| Short task |
Go through the entries below and copy each line containing the word "with".

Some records
────────────────
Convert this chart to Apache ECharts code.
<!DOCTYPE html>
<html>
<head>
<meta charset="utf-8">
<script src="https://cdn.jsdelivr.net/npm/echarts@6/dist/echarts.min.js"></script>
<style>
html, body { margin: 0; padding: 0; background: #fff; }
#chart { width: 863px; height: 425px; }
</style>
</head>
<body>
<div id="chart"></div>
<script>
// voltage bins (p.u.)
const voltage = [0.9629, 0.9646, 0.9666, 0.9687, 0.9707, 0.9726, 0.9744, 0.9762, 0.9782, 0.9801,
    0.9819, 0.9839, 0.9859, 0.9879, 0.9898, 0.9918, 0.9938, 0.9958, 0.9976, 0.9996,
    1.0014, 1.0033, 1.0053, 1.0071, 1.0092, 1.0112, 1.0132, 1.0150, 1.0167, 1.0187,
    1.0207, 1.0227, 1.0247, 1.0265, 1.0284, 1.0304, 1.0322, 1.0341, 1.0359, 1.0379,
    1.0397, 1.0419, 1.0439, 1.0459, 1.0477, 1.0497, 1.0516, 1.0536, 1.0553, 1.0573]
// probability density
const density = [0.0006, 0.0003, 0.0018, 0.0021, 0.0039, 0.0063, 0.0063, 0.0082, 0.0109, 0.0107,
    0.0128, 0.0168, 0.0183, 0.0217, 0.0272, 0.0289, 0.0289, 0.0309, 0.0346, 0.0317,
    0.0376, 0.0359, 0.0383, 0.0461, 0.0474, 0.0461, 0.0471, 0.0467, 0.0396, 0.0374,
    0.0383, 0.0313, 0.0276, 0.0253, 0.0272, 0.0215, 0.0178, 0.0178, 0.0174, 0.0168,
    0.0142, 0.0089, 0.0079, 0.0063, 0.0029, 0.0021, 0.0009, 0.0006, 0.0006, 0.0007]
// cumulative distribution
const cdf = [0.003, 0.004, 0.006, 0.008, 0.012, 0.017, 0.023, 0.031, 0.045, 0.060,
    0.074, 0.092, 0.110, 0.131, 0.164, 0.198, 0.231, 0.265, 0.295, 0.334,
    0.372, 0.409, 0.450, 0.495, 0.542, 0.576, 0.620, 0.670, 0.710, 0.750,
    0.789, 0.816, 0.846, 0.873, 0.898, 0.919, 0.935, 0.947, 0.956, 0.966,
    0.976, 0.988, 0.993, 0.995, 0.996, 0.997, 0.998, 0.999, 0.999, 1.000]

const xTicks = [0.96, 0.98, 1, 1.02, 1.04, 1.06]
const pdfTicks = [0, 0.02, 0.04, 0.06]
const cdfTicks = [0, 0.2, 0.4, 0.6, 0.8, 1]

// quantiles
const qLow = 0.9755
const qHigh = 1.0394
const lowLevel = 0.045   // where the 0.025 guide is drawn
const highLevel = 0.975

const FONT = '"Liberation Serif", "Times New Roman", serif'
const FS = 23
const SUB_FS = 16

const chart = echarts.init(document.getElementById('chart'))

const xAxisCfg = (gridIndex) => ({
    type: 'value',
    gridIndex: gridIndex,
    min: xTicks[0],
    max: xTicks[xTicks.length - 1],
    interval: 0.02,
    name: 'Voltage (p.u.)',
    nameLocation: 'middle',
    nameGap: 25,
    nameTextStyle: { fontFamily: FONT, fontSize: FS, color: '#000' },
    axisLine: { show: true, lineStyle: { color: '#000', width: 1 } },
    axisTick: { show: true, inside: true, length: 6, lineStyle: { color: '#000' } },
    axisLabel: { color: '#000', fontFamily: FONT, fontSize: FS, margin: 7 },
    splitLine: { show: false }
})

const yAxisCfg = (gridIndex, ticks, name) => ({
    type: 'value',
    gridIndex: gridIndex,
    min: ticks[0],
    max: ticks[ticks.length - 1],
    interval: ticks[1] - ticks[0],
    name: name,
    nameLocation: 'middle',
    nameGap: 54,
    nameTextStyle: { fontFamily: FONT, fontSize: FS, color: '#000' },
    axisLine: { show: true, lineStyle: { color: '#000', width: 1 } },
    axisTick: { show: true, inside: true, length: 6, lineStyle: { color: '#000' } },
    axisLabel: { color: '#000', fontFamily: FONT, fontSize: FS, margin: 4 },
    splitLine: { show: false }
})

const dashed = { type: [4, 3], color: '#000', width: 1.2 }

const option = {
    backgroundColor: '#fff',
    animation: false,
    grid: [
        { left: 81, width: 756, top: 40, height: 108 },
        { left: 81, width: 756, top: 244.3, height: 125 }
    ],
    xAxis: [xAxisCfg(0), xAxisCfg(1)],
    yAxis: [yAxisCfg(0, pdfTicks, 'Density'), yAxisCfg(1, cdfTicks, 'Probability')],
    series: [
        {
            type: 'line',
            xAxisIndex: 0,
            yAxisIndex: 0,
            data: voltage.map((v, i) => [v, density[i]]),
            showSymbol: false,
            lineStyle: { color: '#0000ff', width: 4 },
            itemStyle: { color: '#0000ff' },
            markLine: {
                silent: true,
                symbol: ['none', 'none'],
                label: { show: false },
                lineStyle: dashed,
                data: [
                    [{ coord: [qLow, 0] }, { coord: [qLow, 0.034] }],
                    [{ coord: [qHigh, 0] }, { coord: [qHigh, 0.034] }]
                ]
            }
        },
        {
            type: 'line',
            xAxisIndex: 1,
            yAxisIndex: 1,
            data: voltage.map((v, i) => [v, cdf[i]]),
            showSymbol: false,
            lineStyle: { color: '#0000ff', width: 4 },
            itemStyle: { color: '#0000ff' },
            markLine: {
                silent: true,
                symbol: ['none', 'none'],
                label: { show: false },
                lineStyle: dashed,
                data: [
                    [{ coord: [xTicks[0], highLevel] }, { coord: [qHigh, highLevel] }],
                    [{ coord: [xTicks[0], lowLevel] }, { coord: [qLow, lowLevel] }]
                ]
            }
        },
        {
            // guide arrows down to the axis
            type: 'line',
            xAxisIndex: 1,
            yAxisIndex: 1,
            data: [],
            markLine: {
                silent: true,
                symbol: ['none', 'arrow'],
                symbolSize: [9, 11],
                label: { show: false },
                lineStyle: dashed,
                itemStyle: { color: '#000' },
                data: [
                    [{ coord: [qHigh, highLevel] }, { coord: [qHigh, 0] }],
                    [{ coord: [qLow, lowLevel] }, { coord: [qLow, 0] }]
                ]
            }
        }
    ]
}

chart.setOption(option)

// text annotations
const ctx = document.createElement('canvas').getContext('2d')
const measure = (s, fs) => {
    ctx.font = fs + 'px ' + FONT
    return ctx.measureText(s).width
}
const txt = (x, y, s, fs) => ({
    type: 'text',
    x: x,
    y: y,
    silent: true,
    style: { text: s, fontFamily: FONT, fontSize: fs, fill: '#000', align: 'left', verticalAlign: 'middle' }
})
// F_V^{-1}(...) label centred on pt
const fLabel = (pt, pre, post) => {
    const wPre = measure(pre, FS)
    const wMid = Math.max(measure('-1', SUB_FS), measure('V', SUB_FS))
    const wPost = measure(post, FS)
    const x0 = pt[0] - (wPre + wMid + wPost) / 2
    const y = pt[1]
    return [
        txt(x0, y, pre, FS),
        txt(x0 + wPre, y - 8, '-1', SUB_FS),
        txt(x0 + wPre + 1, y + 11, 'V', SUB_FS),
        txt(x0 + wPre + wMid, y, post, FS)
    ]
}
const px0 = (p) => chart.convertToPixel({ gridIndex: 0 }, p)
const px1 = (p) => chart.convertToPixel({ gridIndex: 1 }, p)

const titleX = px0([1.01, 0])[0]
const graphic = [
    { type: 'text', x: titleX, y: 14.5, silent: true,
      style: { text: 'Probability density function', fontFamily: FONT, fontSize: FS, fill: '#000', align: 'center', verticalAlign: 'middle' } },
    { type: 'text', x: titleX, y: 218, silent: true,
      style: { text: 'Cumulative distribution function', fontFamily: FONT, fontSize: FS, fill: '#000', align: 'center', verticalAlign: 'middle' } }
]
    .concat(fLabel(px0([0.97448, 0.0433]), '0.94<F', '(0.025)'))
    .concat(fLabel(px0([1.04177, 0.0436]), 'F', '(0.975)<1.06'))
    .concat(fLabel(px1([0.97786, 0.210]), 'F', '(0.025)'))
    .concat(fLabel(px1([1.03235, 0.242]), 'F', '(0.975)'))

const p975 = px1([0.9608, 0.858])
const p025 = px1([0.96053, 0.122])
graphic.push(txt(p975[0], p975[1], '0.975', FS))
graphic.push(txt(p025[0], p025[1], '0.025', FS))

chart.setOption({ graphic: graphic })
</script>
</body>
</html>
────────────────
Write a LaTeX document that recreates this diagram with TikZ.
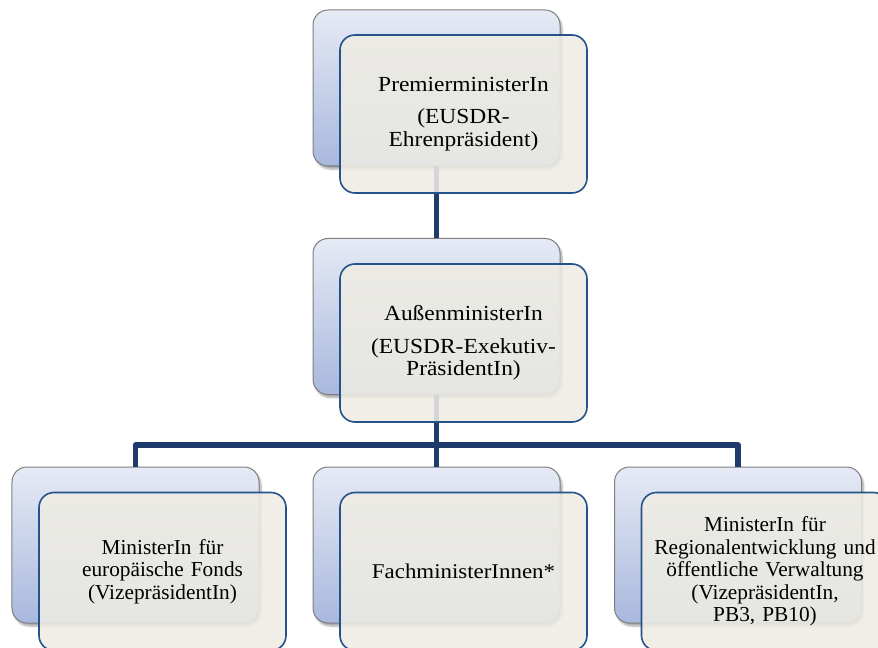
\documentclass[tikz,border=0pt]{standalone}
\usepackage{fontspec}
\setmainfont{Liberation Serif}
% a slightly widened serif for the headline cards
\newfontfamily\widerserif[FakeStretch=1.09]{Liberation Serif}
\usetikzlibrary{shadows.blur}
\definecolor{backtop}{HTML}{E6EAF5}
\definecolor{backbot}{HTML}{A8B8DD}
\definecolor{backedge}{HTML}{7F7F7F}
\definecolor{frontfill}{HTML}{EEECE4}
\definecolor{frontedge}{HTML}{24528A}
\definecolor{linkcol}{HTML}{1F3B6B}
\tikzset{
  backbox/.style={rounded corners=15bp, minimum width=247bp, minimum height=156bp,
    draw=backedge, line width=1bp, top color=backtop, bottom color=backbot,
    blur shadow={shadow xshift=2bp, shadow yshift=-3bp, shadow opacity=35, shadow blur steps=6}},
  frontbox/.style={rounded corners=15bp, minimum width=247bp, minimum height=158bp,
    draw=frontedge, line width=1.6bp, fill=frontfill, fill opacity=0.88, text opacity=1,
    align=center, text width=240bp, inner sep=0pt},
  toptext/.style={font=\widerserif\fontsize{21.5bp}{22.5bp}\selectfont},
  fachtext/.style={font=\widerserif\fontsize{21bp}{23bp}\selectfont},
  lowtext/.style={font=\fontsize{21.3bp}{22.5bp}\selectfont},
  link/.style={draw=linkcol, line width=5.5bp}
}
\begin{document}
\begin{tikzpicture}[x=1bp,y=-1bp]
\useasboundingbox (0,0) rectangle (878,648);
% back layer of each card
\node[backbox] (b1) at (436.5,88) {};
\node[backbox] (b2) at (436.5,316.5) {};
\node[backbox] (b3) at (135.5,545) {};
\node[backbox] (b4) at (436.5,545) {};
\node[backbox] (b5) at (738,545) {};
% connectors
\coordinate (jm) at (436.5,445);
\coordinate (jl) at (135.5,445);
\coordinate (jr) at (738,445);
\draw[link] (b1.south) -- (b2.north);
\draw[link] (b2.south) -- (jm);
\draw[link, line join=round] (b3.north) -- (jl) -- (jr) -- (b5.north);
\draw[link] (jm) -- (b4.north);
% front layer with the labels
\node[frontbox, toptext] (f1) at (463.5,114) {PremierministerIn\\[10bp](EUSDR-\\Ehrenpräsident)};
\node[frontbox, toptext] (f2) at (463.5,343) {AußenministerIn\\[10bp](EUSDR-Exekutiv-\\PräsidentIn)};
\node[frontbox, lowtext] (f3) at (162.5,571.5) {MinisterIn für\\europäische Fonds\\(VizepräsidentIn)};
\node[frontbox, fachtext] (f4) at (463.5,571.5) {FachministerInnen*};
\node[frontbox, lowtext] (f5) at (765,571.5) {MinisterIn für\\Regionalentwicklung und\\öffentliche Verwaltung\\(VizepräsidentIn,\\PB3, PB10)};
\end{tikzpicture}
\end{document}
────────────────
| Response for this exercise |
Write a LaTeX document that recreates this diagram with TikZ.
% front layer with the labels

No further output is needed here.